March 08, 2011

JOHNSON STATEMENT ON FED AND CEA NOMINEES

WASHINGTON – Today, Senate Banking Committee Chairman Tim Johnson (D-SD) held a hearing to consider one nomination to the Federal Reserve Board of Governors, and two nominations to the Council of Economic Advisers.
 
The Committee heard testimony from Dr. Peter Diamond, nominee to the Federal Reserve System Board of Governors, as well as Doctors Katharine Abraham and Carl Shapiro, nominees to the Council of Economic Advisers.
 
“At present, our economy is recovering from one of the worst downturns in its history,” said Chairman Johnson. “We have seen some signs of progress, but for the more than 13 million Americans who are out of work and looking for a job, the recovery cannot come too soon.
 
“Unemployment remains at about 9%, and even with hundreds of thousands of new jobs added every month, it will take years to get back to pre-crisis levels. At the same time, we face daunting long-term budgetary imbalances, strong foreign competition, rising oil prices, and the ever-present need to maintain low inflation. It is for these reasons that we need “all hands on deck” for our nation’s economic policy-making.
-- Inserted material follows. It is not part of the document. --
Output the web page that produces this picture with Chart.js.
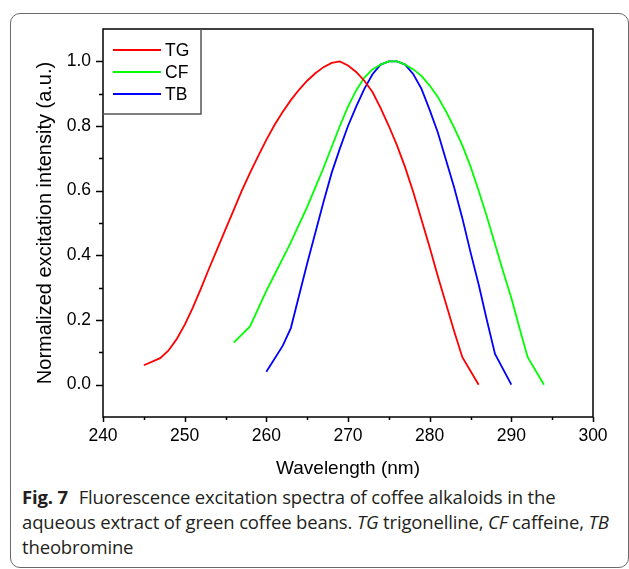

I am glad that the President has sent us three extremely qualified individuals to fill current vacancies in posts important to our nation’s economic recovery.”
 
Below is Chairman Johnson’s statement as prepared for delivery:
 
“Good morning, I call this meeting to order.
 
“Today we consider three nominations. Dr. Peter Diamond has been nominated to become a Member of the Board of Governors of the Federal Reserve System, and Doctors Katharine Abraham and Carl Shapiro have been nominated to be Members of the Council of Economic Advisers.
 
“At present, our economy is recovering from one of the worst downturns in its history. We have seen some signs of progress, but for the more than 13 million Americans who are out of work and looking for a job, the recovery cannot come too soon.
 
“Unemployment remains at about 9%, and even with hundreds of thousands of new jobs added every month, it will take years to get back to pre-crisis levels. At the same time, we face daunting long-term budgetary imbalances, strong foreign competition, rising oil prices, and the ever-present need to maintain low inflation. It is for these reasons that we need “all hands on deck” for our nation’s economic policy-making. I am glad that the President has sent us three extremely qualified individuals to fill current vacancies in posts important to our nation’s economic recovery.
 
“Dr. Peter Diamond is a distinguished economist who has worked on unemployment, economic growth, and the economics of social security and pensions. He has served as President of the American Economic Association and President of the Econometric Society. Since his original nomination in 2010 he was awarded, along with two other economists, the Nobel Prize in Economics.
 
“The models for which Dr. Diamond won the Nobel Prize help us understand the ways in which unemployment, job vacancies, and wages are affected by regulation and economic policy. His “Search” theory has also been used to study questions related to monetary theory, public economics, financial economics, regional economics, and family economics. Sir James Mirrlees, a 1996 Nobel Prize winner in Economics, said of Dr. Diamond: “No economist is smarter…His reasoning is amazingly accurate. The theories and models he uses are defined with the greatest precision. More than most economic theorists, he has always chosen his research topics and questions for their real importance.” Dr. Diamond was reported favorably with bipartisan support by this committee twice in the last session of Congress by votes of 16 to 7.
 
“Dr. Katharine Abraham is a Professor in the Joint Program in Survey Methodology and Faculty Associate in the Population Research Center at the University of Maryland. Dr. Abraham served as the Commissioner for the Bureau of Labor Statistics at the United States Department of Labor from 1993-2001. She joined the University of Maryland in 1987, where she served as a professor of economics, and she also taught at MIT's Sloan School of Management from 1980-1985. Dr. Abraham received her Ph.D. in economics from Harvard in 1982 and her B.A. in economics from Iowa State University in 1976.
 
“Dr. Carl Shapiro is the Deputy Assistant Attorney General for Economics at the Antitrust Division of the United States Department of Justice, where he supervises more than fifty Ph.D. economists in the Antitrust Division’s Economic Analysis Group. Dr. Shapiro is on leave from the University of California at Berkeley, where he is the Transamerica Professor of Business Strategy at the Haas School of Business and a Professor of Economics. He earned his Ph.D. in Economics from the Massachusetts Institute of Technology in 1981.
 
“I thank all the nominees for your willingness to serve at the federal level, especially at a time when our country is trying to overcome significant economic challenges.”